NCEE Blog

National Center for Education Evaluation and Regional Assistance

Why We Need Large-Scale Evaluations in Education

By Elizabeth Warner, Team Leader for Teacher Evaluations, NCEE

These days, people want answers to their questions faster than ever, and education research and evaluation is no exception. In an ideal world, evaluating the impact of a program or policy would be done quickly and at a minimal expense. There is increasing interest in quicker-turnaround, low-cost studies – and IES offers grants specifically for these types of evaluations.

But in education research, quicker isn’t always better. It depends, in part, on the nature of the program you want to study and what you want to learn.

Consider the case of complex, multi-faceted education programs.  By their very nature, complex programs may require several years for all of the pieces to be fully implemented. Some programs also may take time to influence behavior and desired outcomes.  A careful and thorough assessment of these programs may require an evaluation that draws on a large amount of data, often from multiple sources over an extended period of time. Though such studies can require substantial resources, they are important for understanding whether and why an investment had an intended effect. This is especially true for Federal programs that involved millions of dollars of taxpayer money.

On August 24, IES plans to release a new report from a large-scale, multi-year study of a complex Federal initiative: the Teacher Incentive Fund (TIF) [1] This report – the third from this evaluation -- will provide estimated program impacts on student achievement after three years of implementation. The Impact Evaluation of the Teacher Incentive Fund is a $13.7 million study that stretches for more than six years and has reported interim findings annually since 2014. (The graphic above is from the a study snapshot of the first TIF evaluation report.) 

A “big study” of TIF was important to do, and here’s why.

Learning from the Teacher Incentive Fund

TIF is a Federal program that provides grants to districts that want to implement performance pay with the goal of improving teacher quality.  TIF grants awarded in 2010 included the requirement that performance pay be based on an educator evaluation system with multiple performance measures consistent with recent research. The grantees were also expected to use the performance measures to guide educator improvement.

The TIF evaluation provides an opportunity not only to learn about impacts on student achievement over time as the grant activities mature but also to get good answers to implementation questions such as:

  • How do districts structure the pay-for-performance bonus component of TIF?
  • Are educators even aware of the TIF pay-for-performance bonuses?
  • Do educators report having opportunities for professional development to learn about the measures and to improve their performance?
  • Do educators change their practice in ways that improve their performance measures? 
  • Are principals able to use their ability to offer pay-for-performance bonuses to hire or retain more effective teachers?  

Analyses to address these questions can suggest avenues for program improvement that a small-scale impact evaluation with limited data collection would miss. 

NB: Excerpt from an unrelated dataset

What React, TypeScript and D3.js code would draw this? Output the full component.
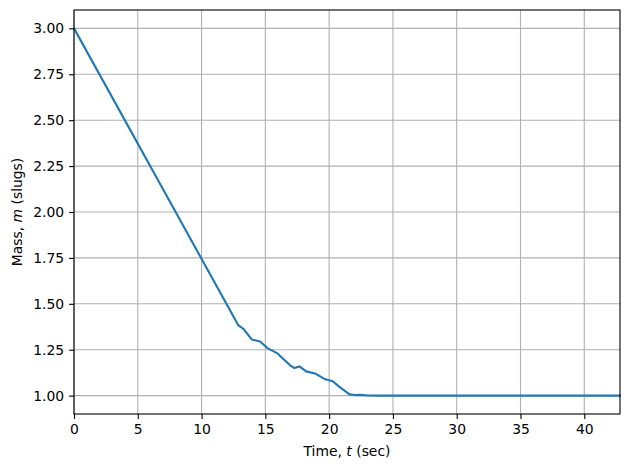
import { useEffect, useRef } from "react";
import * as d3 from "d3";

// Values (time in seconds, mass in slugs).
const times = [
  0, 12.89, 13.28, 13.93, 14.59, 15.16, 15.95, 16.94, 17.28, 17.67, 18.2, 18.9, 19.69, 20.29, 20.73, 21.6,
  22.0, 22.43, 23.0, 24.0, 30.0, 42.8,
];
const masses = [
  3.0, 1.382, 1.364, 1.306, 1.295, 1.259, 1.23, 1.165, 1.15, 1.159, 1.132, 1.121, 1.089, 1.078, 1.052, 1.007,
  1.003, 1.004, 1.001, 1.0, 1.0, 1.0,
];
const xTicks = [0, 5, 10, 15, 20, 25, 30, 35, 40];
const yTicks = [1.0, 1.25, 1.5, 1.75, 2.0, 2.25, 2.5, 2.75, 3.0];

const WIDTH = 630;
const HEIGHT = 470;
const PAD = { left: 74, right: 10, top: 10, bottom: 56 };
const FONT = "DejaVu Sans, sans-serif";
const FS = 13.9;

export default function App() {
  const svgRef = useRef<SVGSVGElement | null>(null);

  useEffect(() => {
    const svgEl = svgRef.current;
    if (!svgEl) return;
    const svg = d3.select(svgEl);
    svg.selectAll("*").remove();

    const x = d3.scaleLinear().domain([0, 42.8]).range([PAD.left, WIDTH - PAD.right]);
    const y = d3.scaleLinear().domain([0.9, 3.1]).range([HEIGHT - PAD.bottom, PAD.top]);
    const points = times.map((t, i) => [t, masses[i]] as [number, number]);

    // Grid.
    const grid = svg.append("g").attr("stroke", "#b0b0b0").attr("stroke-width", 1.1);
    xTicks.forEach((t) => {
      grid.append("line").attr("x1", x(t)).attr("x2", x(t)).attr("y1", PAD.top).attr("y2", HEIGHT - PAD.bottom);
    });
    yTicks.forEach((v) => {
      grid.append("line").attr("x1", PAD.left).attr("x2", WIDTH - PAD.right).attr("y1", y(v)).attr("y2", y(v));
    });

    // Series.
    svg
      .append("path")
      .datum(points)
      .attr("fill", "none")
      .attr("stroke", "#1f77b4")
      .attr("stroke-width", 2.1)
      .attr("stroke-linejoin", "round")
      .attr("stroke-linecap", "square")
      .attr("d", d3.line<[number, number]>().x((d) => x(d[0])).y((d) => y(d[1])));

    // Axes.
    const gx = svg
      .append("g")
      .attr("transform", `translate(0, ${HEIGHT - PAD.bottom})`)
      .call(d3.axisBottom(x).tickValues(xTicks).tickFormat(d3.format("d")).tickSize(4.9).tickPadding(4.9));
    const gy = svg
      .append("g")
      .attr("transform", `translate(${PAD.left}, 0)`)
      .call(d3.axisLeft(y).tickValues(yTicks).tickFormat(d3.format(".2f")).tickSize(4.9).tickPadding(4.9));
    [gx, gy].forEach((g) => {
      g.select(".domain").remove();
      g.selectAll(".tick line").attr("stroke", "#000").attr("stroke-width", 1.1);
      g.selectAll("text").attr("fill", "#000").attr("font-size", FS).attr("font-family", FONT);
    });

    // Frame.
    svg
      .append("rect")
      .attr("x", PAD.left)
      .attr("y", PAD.top)
      .attr("width", WIDTH - PAD.left - PAD.right)
      .attr("height", HEIGHT - PAD.top - PAD.bottom)
      .attr("fill", "none")
      .attr("stroke", "#000")
      .attr("stroke-width", 1.1);

    // Axis titles.
    const xt = svg
      .append("text")
      .attr("x", (PAD.left + WIDTH - PAD.right) / 2)
      .attr("y", 456)
      .attr("text-anchor", "middle")
      .attr("font-size", FS)
      .attr("font-family", FONT);
    xt.append("tspan").text("Time, ");
    xt.append("tspan").attr("font-style", "italic").text("t");
    xt.append("tspan").text(" (sec)");

    const cy = (PAD.top + HEIGHT - PAD.bottom) / 2;
    const yt = svg
      .append("text")
      .attr("transform", `translate(22, ${cy}) rotate(-90)`)
      .attr("text-anchor", "middle")
      .attr("font-size", FS)
      .attr("font-family", FONT);
    yt.append("tspan").text("Mass, ");
    yt.append("tspan").attr("font-style", "italic").text("m");
    yt.append("tspan").text(" (slugs)");
  }, []);

  return (
    <div style={{ position: "absolute", left: 0, top: 0, width: WIDTH, height: HEIGHT, background: "#fff" }}>
      <svg ref={svgRef} width={WIDTH} height={HEIGHT} viewBox={`0 0 ${WIDTH} ${HEIGHT}`} />
    </div>
  );
}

Studying the Initiative Over Time

With four years of data collection, the TIF evaluation is longer than most evaluations conducted by IES. But the characteristics of the TIF program made that extensive data collection important for a number of reasons.

 

First, TIF’s approach to educator compensation differs enough from the traditional pay structure that it might take time for educators to fully comprehend how it works. They likely need to experience the new performance measures to see how they might score and how that translates in terms of additional money earned. Second, educators might need to receive a performance bonus or see others receive one in order to fully believe it is possible to earn a bonus. (The chart pictured here is from the second report and compares teachers’ understanding with the actual size of the maximum bonuses that they could receive. This chart will be updated in the third report.)

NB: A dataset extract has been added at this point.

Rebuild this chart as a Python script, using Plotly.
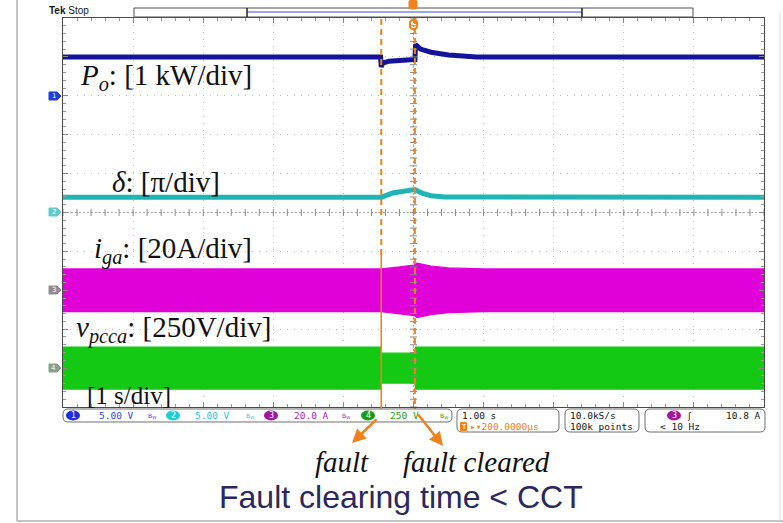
import numpy as np
import plotly.graph_objects as go

# ---------------- data (seconds / physical units) ----------------
t_fault = -0.46
t_clear = 0.02

# CH1: output power Po in kW
t_po = [-5.0, -0.47, -0.46, -0.44, -0.35, -0.2, 0.01, 0.02, 0.03, 0.1, 0.25, 0.5, 0.9, 5.0]
po_kw = [1.0, 1.0, 0.74, 0.84, 0.89, 0.92, 0.93, 0.93, 1.32, 1.2, 1.12, 1.05, 1.0, 1.0]

# CH2: load angle delta in units of pi
t_delta = [-5.0, -0.46, -0.3, -0.15, 0.02, 0.12, 0.25, 0.45, 5.0]
delta_pi = [0.39, 0.39, 0.5, 0.55, 0.59, 0.5, 0.43, 0.4, 0.39]

# CH3: grid current i_ga, envelope amplitude in A
t_iga = [-5.0, -0.46, -0.2, 0.01, 0.05, 0.25, 0.5, 1.0, 5.0]
iga_amp = [11.0, 11.0, 12.0, 13.0, 14.0, 12.5, 11.5, 11.0, 11.0]

# CH4: PCC voltage v_pcca, envelope amplitude in V
t_vpcc = [-5.0, -0.47, -0.46, 0.02, 0.03, 5.0]
vpcc_amp = [135, 135, 96, 96, 135, 135]

# channel settings: (position in div, units per div)
ch_pos = {1: 3.0, 2: 0.0, 3: -2.0, 4: -4.0}
ch_scale = {1: 1.0, 2: 1.0, 3: 20.0, 4: 250.0}

# (text, left x, centre y, font size)
labels = [
    ("<i>P</i><sub><i>o</i></sub>: [1 kW/div]", 78, 77, 29),
    ("<i>δ</i>: [π/div]", 110, 182, 29),
    ("<i>i</i><sub><i>ga</i></sub>: [20A/div]", 92, 250, 29),
    ("<i>v</i><sub><i>pcca</i></sub>: [250V/div]", 74, 329, 29),
    ("[1 s/div]", 85, 395, 25),
]

# ---------------- layout geometry (pixels) ----------------
W, H = 783, 523
L, R, T, B = 63, 764, 18, 407


def px(x):
    return (x - L) / (R - L)


def py(y):
    return (B - y) / (B - T)


def rbox(x0, y0, x1, y1, r=4):
    pts = [
        ("M", x0 + r, y0), ("L", x1 - r, y0), ("Q", x1, y0, x1, y0 + r),
        ("L", x1, y1 - r), ("Q", x1, y1, x1 - r, y1), ("L", x0 + r, y1),
        ("Q", x0, y1, x0, y1 - r), ("L", x0, y0 + r), ("Q", x0, y0, x0 + r, y0),
    ]
    s = ""
    for p in pts:
        if p[0] == "Q":
            s += f"Q{px(p[1]):.5f},{py(p[2]):.5f} {px(p[3]):.5f},{py(p[4]):.5f} "
        else:
            s += f"{p[0]}{px(p[1]):.5f},{py(p[2]):.5f} "
    return s + "Z"


def to_div(ch, vals):
    return [ch_pos[ch] + v / ch_scale[ch] for v in vals]


def note(text, x, y, xanchor="center", size=10, color="#111111", family="DejaVu Sans"):
    return dict(xref="paper", yref="paper", x=px(x), y=py(y), text=text, showarrow=False,
                xanchor=xanchor, yanchor="middle", font=dict(family=family, size=size, color=color))


fig = go.Figure()

# CH3 band
up3 = to_div(3, iga_amp)
lo3 = to_div(3, [-a for a in iga_amp])
fig.add_trace(go.Scatter(x=t_iga + t_iga[::-1], y=up3 + lo3[::-1], fill="toself",
                         fillcolor="#e000d8", line=dict(color="#e000d8", width=1.2),
                         mode="lines", hoverinfo="skip"))
# CH4 band
up4 = to_div(4, vpcc_amp)
lo4 = to_div(4, [-a for a in vpcc_amp])
fig.add_trace(go.Scatter(x=t_vpcc + t_vpcc[::-1], y=up4 + lo4[::-1], fill="toself",
                         fillcolor="#14c814", line=dict(color="#14c814", width=1.2),
                         mode="lines", hoverinfo="skip"))
# CH1, CH2 lines
fig.add_trace(go.Scatter(x=t_po, y=to_div(1, po_kw), mode="lines",
                         line=dict(color="#14149a", width=5), hoverinfo="skip"))
fig.add_trace(go.Scatter(x=t_delta, y=to_div(2, delta_pi), mode="lines",
                         line=dict(color="#1fb5b5", width=5), hoverinfo="skip"))

# centre graticule tick marks
tk = np.round(np.arange(-5, 5.001, 0.2), 3)
fig.add_trace(go.Scatter(x=tk, y=np.zeros_like(tk), mode="markers",
                         marker=dict(symbol="line-ns", size=5, line=dict(color="#8a8a8a", width=1)),
                         hoverinfo="skip"))
fig.add_trace(go.Scatter(x=np.zeros_like(tk), y=tk, mode="markers",
                         marker=dict(symbol="line-ew", size=5, line=dict(color="#8a8a8a", width=1)),
                         hoverinfo="skip"))

axis_common = dict(range=[-5, 5], dtick=1, tick0=0, showgrid=True, gridcolor="#bdbdbd",
                   griddash="1px,6px", gridwidth=1, zeroline=False, showline=True,
                   linecolor="#4a4a4a", linewidth=1, mirror="allticks", ticks="inside",
                   ticklen=5, tickcolor="#8a8a8a", showticklabels=False, fixedrange=True,
                   minor=dict(dtick=0.2, ticks="inside", ticklen=3, tickcolor="#9a9a9a", showgrid=False))

shapes = []
# centre crosshair
shapes.append(dict(type="line", xref="x", yref="y", x0=-5, x1=5, y0=0, y1=0,
                   line=dict(color="#a8a8a8", width=1, dash="2px,2px"), layer="below"))
shapes.append(dict(type="line", xref="x", yref="y", x0=0, x1=0, y0=-5, y1=5,
                   line=dict(color="#a8a8a8", width=1, dash="2px,2px"), layer="below"))

# fault / clearing markers
ORANGE = "#f0821e"
shapes.append(dict(type="line", xref="x", yref="paper", x0=t_fault, x1=t_fault,
                   y0=py(255), y1=py(18), line=dict(color=ORANGE, width=2, dash="6px,4px")))
shapes.append(dict(type="line", xref="x", yref="paper", x0=t_fault, x1=t_fault,
                   y0=py(418), y1=py(255), line=dict(color=ORANGE, width=1.6)))
shapes.append(dict(type="line", xref="x", yref="paper", x0=t_clear, x1=t_clear,
                   y0=py(414), y1=py(10), line=dict(color=ORANGE, width=2, dash="6px,4px")))

# page frame
shapes.append(dict(type="line", xref="paper", yref="paper", x0=px(17), x1=px(17), y0=py(0), y1=py(521),
                   line=dict(color="#c4c4c4", width=2)))
shapes.append(dict(type="line", xref="paper", yref="paper", x0=px(17), x1=px(783), y0=py(521), y1=py(521),
                   line=dict(color="#c4c4c4", width=2)))
shapes.append(dict(type="line", xref="paper", yref="paper", x0=px(780), x1=px(780), y0=py(12), y1=py(521),
                   line=dict(color="#dcdcdc", width=1)))

# record-length bar on top
shapes.append(dict(type="rect", xref="paper", yref="paper", x0=px(134), x1=px(693), y0=py(8), y1=py(17),
                   line=dict(color="#505050", width=1), fillcolor="white"))
shapes.append(dict(type="line", xref="paper", yref="paper", x0=px(247), x1=px(582), y0=py(12), y1=py(12),
                   line=dict(color="#7a86f0", width=1.5)))
for xx in (247, 582):
    shapes.append(dict(type="line", xref="paper", yref="paper", x0=px(xx), x1=px(xx), y0=py(8), y1=py(17),
                       line=dict(color="#202020", width=1.5)))
# trigger position marker
shapes.append(dict(type="path", xref="paper", yref="paper", path=rbox(409, 0, 417, 9, 2),
                   fillcolor=ORANGE, line=dict(color=ORANGE, width=1)))
shapes.append(dict(type="path", xref="paper", yref="paper", path=rbox(410, 20, 417, 29, 3),
                   fillcolor="rgba(0,0,0,0)", line=dict(color=ORANGE, width=2)))

# channel ground tags on the left
tag_info = [(1, 96, "#1a3ee0"), (2, 212, "#62c9c9"), (3, 290, "#948a94"), (4, 368, "#88a088")]
annotations = []
for ch, yy, col in tag_info:
    path = (f"M{px(49):.5f},{py(yy-4):.5f} L{px(57):.5f},{py(yy-4):.5f} L{px(61):.5f},{py(yy):.5f} "
            f"L{px(57):.5f},{py(yy+4):.5f} L{px(49):.5f},{py(yy+4):.5f} Z")
    shapes.append(dict(type="path", xref="paper", yref="paper", path=path, fillcolor=col,
                       line=dict(color=col, width=1)))
    annotations.append(note(str(ch), 53.5, yy, size=7, color="white"))

# status boxes
for box in [(63, 409, 452, 422), (457, 409, 559, 432), (565, 409, 639, 432), (645, 409, 765, 432)]:
    shapes.append(dict(type="path", xref="paper", yref="paper", path=rbox(*box, r=5),
                       fillcolor="white", line=dict(color="#707070", width=1)))

MONO = "DejaVu Sans Mono"
ch_cols = [("1", 73, "#1a2ee8", "5.00 V", 97, "#3048e8", 152),
           ("2", 173, "#22ccd6", "5.00 V", 193, "#2ec4d0", 250),
           ("3", 271, "#a414a4", "20.0 A", 292, "#b01cb0", 346),
           ("4", 368, "#12a012", "250 V", 388, "#18a018", 444)]
for num, cx, ccol, val, vx, vcol, bwx in ch_cols:
    shapes.append(dict(type="circle", xref="paper", yref="paper", x0=px(cx - 7), x1=px(cx + 7),
                       y0=py(410.5), y1=py(420.5), fillcolor=ccol, line=dict(color=ccol, width=0)))
    annotations.append(note(num, cx, 415.5, size=8, color="white"))
    annotations.append(note(val, vx, 415.5, xanchor="left", size=9.5, color=vcol, family=MONO))
    annotations.append(note("B<sub>W</sub>", bwx, 415.5, size=6, color=vcol))

shapes.append(dict(type="circle", xref="paper", yref="paper", x0=px(667), x1=px(681),
                   y0=py(410.5), y1=py(420.5), fillcolor="#a414a4", line=dict(width=0)))
status_text = [
    ("3", 674, 415.5, "center", "white", "DejaVu Sans", 8),
    ("ʃ", 689, 415.5, "center", "#202020", "DejaVu Sans", 9),
    ("10.8 A", 763, 415.5, "right", "#202020", MONO, 9.5),
    ("&lt; 10 Hz", 658, 426.5, "left", "#202020", MONO, 9.5),
    ("1.00 s", 460, 415.5, "left", "#202020", MONO, 9.5),
    ("▸▾200.0000μs", 468, 426.5, "left", ORANGE, MONO, 9.5),
    ("10.0kS/s", 568, 415.5, "left", "#202020", MONO, 9.5),
    ("100k points", 568, 426.5, "left", "#202020", MONO, 9.5),
]
for txt, xx, yy, anc, col, fam, sz in status_text:
    annotations.append(note(txt, xx, yy, xanchor=anc, size=sz, color=col, family=fam))
shapes.append(dict(type="path", xref="paper", yref="paper", path=rbox(460, 422, 467, 431, 1),
                   fillcolor=ORANGE, line=dict(color=ORANGE, width=0)))
annotations.append(note("T", 463.5, 426.5, size=7, color="white"))

# Tek header
annotations.append(note("<b>Tek</b> Stop", 47, 11, xanchor="left", size=10, color="#151515",
                        family="Liberation Sans"))

# channel labels
for txt, xx, yy, sz in labels:
    annotations.append(note(txt, xx, yy, xanchor="left", size=sz, color="#111111",
                            family="Liberation Serif"))

# arrows to the event captions
annotations.append(dict(xref="paper", yref="paper", x=px(352), y=py(443), ax=26, ay=-25, text="",
                        showarrow=True, arrowhead=2, arrowsize=1.1, arrowwidth=2.5, arrowcolor=ORANGE))
annotations.append(dict(xref="paper", yref="paper", x=px(443), y=py(446), ax=-26, ay=-33, text="",
                        showarrow=True, arrowhead=2, arrowsize=1.1, arrowwidth=2.5, arrowcolor=ORANGE))

annotations.append(note("<i>fault</i>", 342, 462, size=29, family="Liberation Serif"))
annotations.append(note("<i>fault cleared</i>", 476, 462, size=29, family="Liberation Serif"))
annotations.append(note("Fault clearing time &lt; CCT", 401, 497, size=32, color="#2b2760",
                        family="Liberation Sans"))

fig.update_layout(
    width=W, height=H,
    margin=dict(l=L, r=W - R, t=T, b=H - B, pad=0),
    paper_bgcolor="white", plot_bgcolor="white",
    showlegend=False,
    xaxis=axis_common, yaxis=axis_common,
    shapes=shapes, annotations=annotations,
)

fig.write_html("out.html", config={"displayModeBar": False})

That also might help them better understand what behaviors are needed to earn a bonus.  Finally, time might be needed for educators to respond to all of the intended policy levers of the program, particularly related to recruitment and hiring.

The TIF evaluation is designed to estimate an impact over the full length of the grants as well as provide rich information to improve the program. Sometimes, even after a number of years, some aspects of a program are never fully implemented. Thus, it may take time to see if whether it is even possible to implement a complex policy like TIF with fidelity.  An evaluation that only looks at initial implementation of a complex program may miss important program components that are incorporated or refined with time. Also, it may take several years to determine if the intended educator behaviors and desired outcomes of the policy are realized.

Learning how and why a policy does or does not work is central to program improvement.  For large, complex programs like TIF, this assessment is only possible with data-rich study over an extended period of time.     

 

[1] Under the newly reauthorized Elementary and Secondary Education Act, this program is now called the Teacher and School Leader Incentive Program, but for this blog, we will call it by its original name.